→ Written exercise
Exactly the lines between the line containing "Write the Apache ECharts code for this chart." and the line containing "const noteText = '数据来源：CNKI、中商产业研究院';", together with those two lines, are to be output.

→ Extracted material
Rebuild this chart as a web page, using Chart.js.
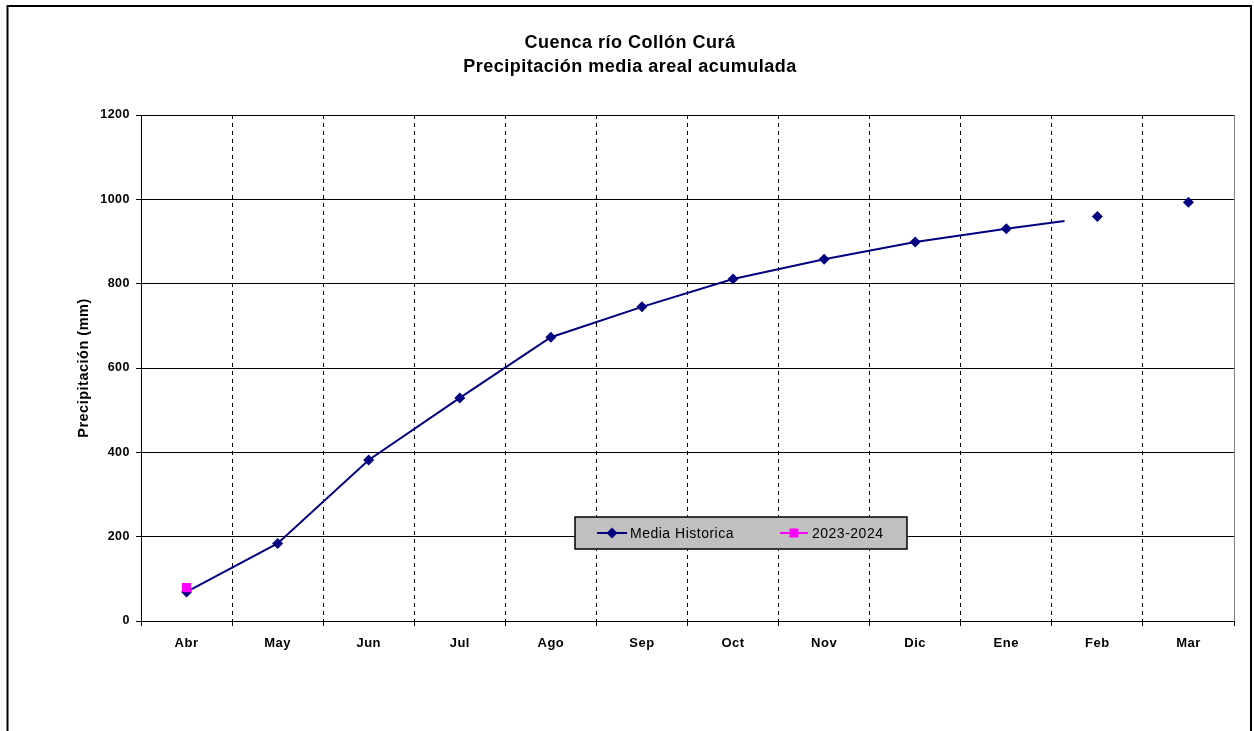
--
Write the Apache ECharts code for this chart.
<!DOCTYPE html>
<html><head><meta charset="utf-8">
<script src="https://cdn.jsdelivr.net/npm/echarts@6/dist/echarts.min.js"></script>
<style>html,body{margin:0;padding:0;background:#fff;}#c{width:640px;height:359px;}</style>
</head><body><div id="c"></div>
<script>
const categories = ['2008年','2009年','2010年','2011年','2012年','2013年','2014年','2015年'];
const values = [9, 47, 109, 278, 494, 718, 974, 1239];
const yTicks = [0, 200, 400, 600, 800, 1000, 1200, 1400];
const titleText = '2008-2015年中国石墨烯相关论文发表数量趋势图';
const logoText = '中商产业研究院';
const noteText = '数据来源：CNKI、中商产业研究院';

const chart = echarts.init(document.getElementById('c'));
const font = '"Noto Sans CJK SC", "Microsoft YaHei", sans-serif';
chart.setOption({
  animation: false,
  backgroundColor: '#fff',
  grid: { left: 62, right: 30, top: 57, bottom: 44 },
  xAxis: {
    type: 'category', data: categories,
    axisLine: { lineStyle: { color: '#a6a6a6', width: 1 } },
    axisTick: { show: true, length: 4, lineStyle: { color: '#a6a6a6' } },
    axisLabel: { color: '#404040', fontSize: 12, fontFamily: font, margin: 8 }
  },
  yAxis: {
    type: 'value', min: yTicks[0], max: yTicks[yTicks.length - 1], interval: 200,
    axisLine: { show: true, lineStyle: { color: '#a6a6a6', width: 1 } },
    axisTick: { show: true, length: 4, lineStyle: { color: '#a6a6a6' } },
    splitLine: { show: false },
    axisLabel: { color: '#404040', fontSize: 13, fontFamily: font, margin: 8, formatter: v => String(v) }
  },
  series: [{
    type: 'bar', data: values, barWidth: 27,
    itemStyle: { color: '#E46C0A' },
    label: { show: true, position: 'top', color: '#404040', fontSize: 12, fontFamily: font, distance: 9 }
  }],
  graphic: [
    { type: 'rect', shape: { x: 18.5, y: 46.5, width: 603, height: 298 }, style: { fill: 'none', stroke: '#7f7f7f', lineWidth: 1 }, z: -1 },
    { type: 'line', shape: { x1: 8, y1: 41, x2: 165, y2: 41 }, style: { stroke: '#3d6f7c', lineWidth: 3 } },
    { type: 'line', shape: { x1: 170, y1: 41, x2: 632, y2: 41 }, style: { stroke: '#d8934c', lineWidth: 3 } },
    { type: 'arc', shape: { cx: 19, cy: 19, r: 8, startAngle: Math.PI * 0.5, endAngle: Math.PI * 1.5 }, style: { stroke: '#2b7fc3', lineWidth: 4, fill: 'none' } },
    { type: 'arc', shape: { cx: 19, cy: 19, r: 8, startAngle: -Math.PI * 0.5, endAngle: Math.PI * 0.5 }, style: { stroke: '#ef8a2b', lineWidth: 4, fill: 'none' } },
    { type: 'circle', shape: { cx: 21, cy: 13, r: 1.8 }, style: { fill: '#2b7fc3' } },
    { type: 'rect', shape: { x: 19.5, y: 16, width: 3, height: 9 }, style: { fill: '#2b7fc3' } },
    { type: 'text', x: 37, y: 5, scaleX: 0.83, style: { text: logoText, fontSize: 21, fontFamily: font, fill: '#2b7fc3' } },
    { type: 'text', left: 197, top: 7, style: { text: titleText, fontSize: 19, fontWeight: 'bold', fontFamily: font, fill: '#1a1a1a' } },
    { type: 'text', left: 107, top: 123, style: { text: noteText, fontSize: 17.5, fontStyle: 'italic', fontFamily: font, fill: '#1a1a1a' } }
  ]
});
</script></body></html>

→ Solution for this problem
Write the Apache ECharts code for this chart.
<!DOCTYPE html>
<html><head><meta charset="utf-8">
<script src="https://cdn.jsdelivr.net/npm/echarts@6/dist/echarts.min.js"></script>
<style>html,body{margin:0;padding:0;background:#fff;}#c{width:640px;height:359px;}</style>
</head><body><div id="c"></div>
<script>
const categories = ['2008年','2009年','2010年','2011年','2012年','2013年','2014年','2015年'];
const values = [9, 47, 109, 278, 494, 718, 974, 1239];
const yTicks = [0, 200, 400, 600, 800, 1000, 1200, 1400];
const titleText = '2008-2015年中国石墨烯相关论文发表数量趋势图';
const logoText = '中商产业研究院';
const noteText = '数据来源：CNKI、中商产业研究院';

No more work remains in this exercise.